** BEGIN **

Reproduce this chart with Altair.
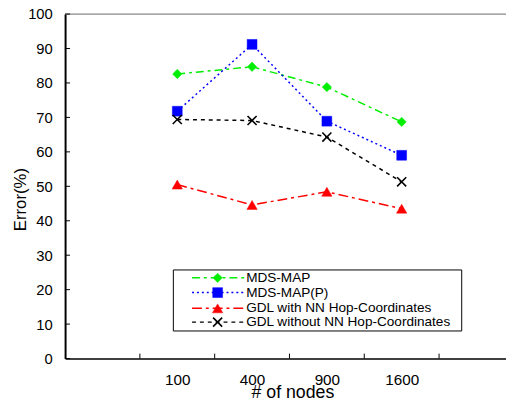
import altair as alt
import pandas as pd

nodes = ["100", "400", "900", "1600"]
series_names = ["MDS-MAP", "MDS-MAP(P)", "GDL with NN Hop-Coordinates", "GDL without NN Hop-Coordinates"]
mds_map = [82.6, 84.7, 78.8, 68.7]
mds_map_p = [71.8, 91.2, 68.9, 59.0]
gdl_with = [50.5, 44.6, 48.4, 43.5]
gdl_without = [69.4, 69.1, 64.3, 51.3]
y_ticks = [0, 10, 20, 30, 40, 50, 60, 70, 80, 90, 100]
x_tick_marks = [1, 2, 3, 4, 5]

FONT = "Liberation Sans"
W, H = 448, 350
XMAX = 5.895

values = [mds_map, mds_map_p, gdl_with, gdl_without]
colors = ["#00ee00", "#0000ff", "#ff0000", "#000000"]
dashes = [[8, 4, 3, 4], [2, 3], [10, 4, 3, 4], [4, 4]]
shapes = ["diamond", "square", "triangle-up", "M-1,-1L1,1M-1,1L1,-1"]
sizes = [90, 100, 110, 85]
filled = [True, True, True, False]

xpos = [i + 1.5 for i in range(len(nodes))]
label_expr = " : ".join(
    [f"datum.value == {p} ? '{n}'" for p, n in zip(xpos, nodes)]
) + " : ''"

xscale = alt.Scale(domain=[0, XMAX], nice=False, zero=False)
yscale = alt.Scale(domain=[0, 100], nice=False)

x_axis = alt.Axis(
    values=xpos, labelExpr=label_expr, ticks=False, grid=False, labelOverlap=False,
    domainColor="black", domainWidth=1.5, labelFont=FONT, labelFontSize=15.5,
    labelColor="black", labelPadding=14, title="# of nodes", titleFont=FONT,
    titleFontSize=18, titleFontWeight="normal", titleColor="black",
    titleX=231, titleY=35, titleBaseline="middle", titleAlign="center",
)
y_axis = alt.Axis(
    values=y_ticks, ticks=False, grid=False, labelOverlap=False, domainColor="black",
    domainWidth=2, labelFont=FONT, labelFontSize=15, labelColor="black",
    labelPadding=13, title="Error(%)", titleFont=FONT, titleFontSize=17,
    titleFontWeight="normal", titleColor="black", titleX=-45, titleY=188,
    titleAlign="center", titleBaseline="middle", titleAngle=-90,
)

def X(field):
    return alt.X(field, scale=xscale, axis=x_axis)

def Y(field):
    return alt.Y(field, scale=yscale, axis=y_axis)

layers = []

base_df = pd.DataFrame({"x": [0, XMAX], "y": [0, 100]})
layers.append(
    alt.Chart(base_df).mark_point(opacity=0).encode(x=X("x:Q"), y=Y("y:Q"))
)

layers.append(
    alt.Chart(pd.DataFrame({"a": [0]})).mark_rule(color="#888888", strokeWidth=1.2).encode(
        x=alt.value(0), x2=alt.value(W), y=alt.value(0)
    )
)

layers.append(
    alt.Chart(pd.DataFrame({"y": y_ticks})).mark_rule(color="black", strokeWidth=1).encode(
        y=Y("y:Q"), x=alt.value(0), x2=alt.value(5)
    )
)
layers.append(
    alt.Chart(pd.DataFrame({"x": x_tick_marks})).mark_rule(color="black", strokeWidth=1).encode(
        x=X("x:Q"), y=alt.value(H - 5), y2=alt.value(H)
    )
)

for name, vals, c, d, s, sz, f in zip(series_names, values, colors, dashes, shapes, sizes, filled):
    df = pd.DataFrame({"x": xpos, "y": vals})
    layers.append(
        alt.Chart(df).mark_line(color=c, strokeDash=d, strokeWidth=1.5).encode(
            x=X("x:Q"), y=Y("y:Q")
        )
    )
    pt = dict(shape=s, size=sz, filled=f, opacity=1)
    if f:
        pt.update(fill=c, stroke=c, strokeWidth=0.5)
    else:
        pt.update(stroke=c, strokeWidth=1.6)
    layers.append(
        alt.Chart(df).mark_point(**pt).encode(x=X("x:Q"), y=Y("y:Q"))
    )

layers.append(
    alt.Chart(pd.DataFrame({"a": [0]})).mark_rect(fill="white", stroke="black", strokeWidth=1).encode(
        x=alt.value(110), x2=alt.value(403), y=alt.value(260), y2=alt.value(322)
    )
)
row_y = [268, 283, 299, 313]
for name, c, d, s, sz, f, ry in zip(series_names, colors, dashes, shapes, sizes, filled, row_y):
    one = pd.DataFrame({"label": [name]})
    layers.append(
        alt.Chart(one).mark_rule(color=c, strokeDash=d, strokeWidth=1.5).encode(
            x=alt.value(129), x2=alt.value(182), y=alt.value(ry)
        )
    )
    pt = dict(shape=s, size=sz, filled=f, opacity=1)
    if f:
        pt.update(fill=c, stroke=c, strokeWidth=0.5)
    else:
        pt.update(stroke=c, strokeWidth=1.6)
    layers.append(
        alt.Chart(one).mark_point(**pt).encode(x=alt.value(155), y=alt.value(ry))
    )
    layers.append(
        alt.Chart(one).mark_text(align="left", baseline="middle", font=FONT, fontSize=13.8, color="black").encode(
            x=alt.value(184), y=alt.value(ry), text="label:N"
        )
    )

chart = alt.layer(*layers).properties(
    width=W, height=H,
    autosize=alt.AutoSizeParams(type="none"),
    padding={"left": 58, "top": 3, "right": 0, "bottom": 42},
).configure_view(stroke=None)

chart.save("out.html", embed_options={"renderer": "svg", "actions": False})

** END **
** BEGIN **

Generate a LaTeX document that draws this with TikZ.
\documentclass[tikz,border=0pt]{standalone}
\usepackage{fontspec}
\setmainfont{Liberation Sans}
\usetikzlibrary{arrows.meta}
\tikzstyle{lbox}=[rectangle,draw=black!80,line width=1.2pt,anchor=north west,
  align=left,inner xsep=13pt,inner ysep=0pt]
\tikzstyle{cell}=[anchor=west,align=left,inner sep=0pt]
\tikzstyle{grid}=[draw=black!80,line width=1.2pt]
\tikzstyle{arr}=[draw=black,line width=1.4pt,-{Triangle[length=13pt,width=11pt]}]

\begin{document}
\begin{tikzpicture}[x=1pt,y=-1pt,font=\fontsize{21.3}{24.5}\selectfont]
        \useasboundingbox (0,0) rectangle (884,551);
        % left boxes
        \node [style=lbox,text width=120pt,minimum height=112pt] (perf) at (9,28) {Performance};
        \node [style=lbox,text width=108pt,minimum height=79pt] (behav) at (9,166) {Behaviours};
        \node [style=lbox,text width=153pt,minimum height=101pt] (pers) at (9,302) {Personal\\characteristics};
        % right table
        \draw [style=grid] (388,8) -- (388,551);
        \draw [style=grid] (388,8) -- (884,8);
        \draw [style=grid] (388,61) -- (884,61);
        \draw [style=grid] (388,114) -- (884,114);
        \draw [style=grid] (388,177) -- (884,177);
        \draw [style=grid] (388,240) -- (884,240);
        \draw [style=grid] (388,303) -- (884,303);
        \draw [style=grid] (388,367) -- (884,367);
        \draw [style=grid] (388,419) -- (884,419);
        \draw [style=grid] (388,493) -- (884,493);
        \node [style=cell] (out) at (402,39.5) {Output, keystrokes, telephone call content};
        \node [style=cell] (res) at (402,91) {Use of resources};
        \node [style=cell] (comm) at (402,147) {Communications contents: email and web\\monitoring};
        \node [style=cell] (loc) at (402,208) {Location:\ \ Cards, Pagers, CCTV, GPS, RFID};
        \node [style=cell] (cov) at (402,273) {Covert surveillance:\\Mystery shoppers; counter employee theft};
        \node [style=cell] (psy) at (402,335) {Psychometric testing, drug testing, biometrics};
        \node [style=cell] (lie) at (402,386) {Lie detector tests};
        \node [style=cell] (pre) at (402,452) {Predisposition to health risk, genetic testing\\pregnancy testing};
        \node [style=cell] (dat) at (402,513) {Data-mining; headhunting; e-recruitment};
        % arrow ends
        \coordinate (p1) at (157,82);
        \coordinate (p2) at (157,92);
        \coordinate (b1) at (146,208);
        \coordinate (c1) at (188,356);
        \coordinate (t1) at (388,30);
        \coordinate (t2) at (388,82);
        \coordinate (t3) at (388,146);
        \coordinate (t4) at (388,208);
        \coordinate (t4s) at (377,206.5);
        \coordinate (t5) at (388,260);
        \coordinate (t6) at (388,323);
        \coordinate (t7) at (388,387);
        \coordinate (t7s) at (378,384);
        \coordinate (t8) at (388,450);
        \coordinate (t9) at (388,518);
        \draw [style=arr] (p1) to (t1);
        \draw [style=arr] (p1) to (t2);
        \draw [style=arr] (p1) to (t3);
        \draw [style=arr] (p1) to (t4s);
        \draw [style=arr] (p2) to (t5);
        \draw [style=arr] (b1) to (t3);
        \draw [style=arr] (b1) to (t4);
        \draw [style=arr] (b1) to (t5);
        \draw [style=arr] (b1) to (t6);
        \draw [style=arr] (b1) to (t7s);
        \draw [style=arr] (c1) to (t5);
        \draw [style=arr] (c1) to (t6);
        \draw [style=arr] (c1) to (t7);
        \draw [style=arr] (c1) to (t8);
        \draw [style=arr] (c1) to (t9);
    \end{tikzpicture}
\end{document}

** END **
** BEGIN **

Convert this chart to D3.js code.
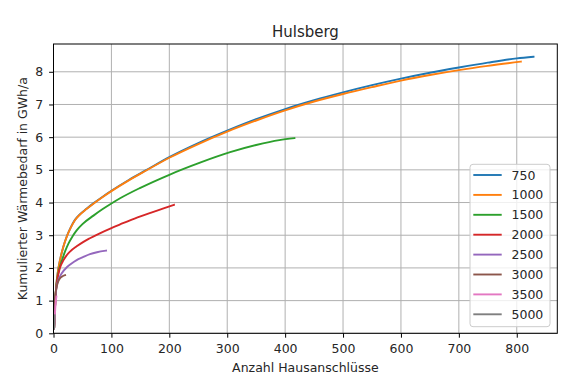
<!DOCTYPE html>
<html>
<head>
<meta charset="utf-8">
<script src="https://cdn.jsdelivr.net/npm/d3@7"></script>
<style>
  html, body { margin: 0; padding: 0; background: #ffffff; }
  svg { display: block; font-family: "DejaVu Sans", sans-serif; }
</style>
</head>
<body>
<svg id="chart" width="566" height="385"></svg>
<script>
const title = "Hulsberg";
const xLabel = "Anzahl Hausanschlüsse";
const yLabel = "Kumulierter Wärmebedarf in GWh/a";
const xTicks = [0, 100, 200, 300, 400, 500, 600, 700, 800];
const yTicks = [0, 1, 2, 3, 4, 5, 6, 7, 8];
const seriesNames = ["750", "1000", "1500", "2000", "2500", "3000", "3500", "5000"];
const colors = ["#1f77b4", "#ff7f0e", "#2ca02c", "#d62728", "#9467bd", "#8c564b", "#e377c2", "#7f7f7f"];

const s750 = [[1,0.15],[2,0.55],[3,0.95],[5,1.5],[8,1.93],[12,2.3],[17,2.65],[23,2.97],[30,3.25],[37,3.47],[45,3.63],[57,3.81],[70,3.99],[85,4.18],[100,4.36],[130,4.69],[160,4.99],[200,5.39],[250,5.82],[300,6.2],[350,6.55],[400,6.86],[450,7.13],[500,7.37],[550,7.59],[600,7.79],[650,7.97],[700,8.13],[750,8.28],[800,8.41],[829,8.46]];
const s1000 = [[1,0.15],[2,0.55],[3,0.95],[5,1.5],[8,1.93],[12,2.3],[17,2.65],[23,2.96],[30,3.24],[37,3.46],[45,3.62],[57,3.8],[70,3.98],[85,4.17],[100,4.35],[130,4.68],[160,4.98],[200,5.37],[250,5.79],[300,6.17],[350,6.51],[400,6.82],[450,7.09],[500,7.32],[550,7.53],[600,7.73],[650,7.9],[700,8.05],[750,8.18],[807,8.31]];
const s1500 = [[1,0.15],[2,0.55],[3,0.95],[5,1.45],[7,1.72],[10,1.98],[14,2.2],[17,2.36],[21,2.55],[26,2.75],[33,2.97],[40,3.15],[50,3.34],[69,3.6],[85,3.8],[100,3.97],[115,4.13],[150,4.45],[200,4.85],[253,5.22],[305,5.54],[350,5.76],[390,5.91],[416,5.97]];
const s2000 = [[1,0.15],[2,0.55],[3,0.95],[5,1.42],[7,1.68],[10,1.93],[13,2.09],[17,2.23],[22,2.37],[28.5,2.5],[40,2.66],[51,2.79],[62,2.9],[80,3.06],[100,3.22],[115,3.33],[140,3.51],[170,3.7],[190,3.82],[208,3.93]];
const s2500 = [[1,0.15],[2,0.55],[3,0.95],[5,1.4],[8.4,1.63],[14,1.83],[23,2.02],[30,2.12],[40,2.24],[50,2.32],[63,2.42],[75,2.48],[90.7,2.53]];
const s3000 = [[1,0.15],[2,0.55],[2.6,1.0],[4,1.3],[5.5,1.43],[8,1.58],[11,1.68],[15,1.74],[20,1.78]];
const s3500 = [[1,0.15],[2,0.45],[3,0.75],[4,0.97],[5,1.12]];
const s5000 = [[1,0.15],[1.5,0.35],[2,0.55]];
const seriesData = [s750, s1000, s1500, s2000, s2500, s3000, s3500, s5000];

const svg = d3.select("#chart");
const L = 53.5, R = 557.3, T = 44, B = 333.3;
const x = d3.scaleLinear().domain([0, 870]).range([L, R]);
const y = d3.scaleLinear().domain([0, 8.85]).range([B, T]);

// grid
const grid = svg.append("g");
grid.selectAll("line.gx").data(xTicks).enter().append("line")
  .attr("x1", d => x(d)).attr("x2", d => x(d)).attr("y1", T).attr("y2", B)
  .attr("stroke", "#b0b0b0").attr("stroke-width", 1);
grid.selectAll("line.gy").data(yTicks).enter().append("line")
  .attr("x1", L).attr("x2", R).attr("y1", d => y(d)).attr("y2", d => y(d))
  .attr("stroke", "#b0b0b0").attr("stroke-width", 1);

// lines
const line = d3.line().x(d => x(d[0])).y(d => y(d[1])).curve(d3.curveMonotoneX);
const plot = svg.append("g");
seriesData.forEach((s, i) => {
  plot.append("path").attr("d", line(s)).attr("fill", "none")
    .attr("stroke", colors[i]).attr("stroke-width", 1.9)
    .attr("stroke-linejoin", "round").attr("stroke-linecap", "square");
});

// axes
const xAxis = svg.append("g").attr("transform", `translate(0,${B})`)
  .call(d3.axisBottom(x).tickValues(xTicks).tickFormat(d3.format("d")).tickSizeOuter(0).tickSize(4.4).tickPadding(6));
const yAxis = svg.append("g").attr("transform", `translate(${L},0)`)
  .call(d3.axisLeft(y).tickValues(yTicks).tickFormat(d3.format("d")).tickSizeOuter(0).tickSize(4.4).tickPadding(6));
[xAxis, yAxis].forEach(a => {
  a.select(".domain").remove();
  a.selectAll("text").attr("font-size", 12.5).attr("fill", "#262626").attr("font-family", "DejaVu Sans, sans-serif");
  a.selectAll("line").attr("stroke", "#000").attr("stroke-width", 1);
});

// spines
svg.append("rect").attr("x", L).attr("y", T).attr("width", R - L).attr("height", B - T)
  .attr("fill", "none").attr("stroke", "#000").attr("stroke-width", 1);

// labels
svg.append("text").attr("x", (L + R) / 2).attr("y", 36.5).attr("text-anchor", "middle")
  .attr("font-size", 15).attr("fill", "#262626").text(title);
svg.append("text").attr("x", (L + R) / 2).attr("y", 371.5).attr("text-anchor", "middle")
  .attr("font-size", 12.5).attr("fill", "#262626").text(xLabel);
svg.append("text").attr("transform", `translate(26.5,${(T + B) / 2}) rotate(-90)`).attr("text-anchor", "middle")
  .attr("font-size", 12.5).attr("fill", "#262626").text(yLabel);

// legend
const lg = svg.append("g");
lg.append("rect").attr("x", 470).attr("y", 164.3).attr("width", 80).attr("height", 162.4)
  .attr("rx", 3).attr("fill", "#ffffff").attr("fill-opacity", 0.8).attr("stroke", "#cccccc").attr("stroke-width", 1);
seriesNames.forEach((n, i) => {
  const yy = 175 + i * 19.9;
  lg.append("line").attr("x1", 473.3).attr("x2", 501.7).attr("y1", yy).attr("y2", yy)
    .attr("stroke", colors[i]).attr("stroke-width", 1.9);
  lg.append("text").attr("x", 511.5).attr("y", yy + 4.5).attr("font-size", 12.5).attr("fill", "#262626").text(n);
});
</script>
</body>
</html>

** END **

_TASK STATEMENT_: Above are the records; copy exactly the lines from the one with "Reproduce this chart with Altair." through the one with "yscale = alt.Scale(domain=[0, 100], nice=False)", including both, and nothing more. Leave out pictures.

_ANSWER_:
Reproduce this chart with Altair.
import altair as alt
import pandas as pd

nodes = ["100", "400", "900", "1600"]
series_names = ["MDS-MAP", "MDS-MAP(P)", "GDL with NN Hop-Coordinates", "GDL without NN Hop-Coordinates"]
mds_map = [82.6, 84.7, 78.8, 68.7]
mds_map_p = [71.8, 91.2, 68.9, 59.0]
gdl_with = [50.5, 44.6, 48.4, 43.5]
gdl_without = [69.4, 69.1, 64.3, 51.3]
y_ticks = [0, 10, 20, 30, 40, 50, 60, 70, 80, 90, 100]
x_tick_marks = [1, 2, 3, 4, 5]

FONT = "Liberation Sans"
W, H = 448, 350
XMAX = 5.895

values = [mds_map, mds_map_p, gdl_with, gdl_without]
colors = ["#00ee00", "#0000ff", "#ff0000", "#000000"]
dashes = [[8, 4, 3, 4], [2, 3], [10, 4, 3, 4], [4, 4]]
shapes = ["diamond", "square", "triangle-up", "M-1,-1L1,1M-1,1L1,-1"]
sizes = [90, 100, 110, 85]
filled = [True, True, True, False]

xpos = [i + 1.5 for i in range(len(nodes))]
label_expr = " : ".join(
    [f"datum.value == {p} ? '{n}'" for p, n in zip(xpos, nodes)]
) + " : ''"

xscale = alt.Scale(domain=[0, XMAX], nice=False, zero=False)
yscale = alt.Scale(domain=[0, 100], nice=False)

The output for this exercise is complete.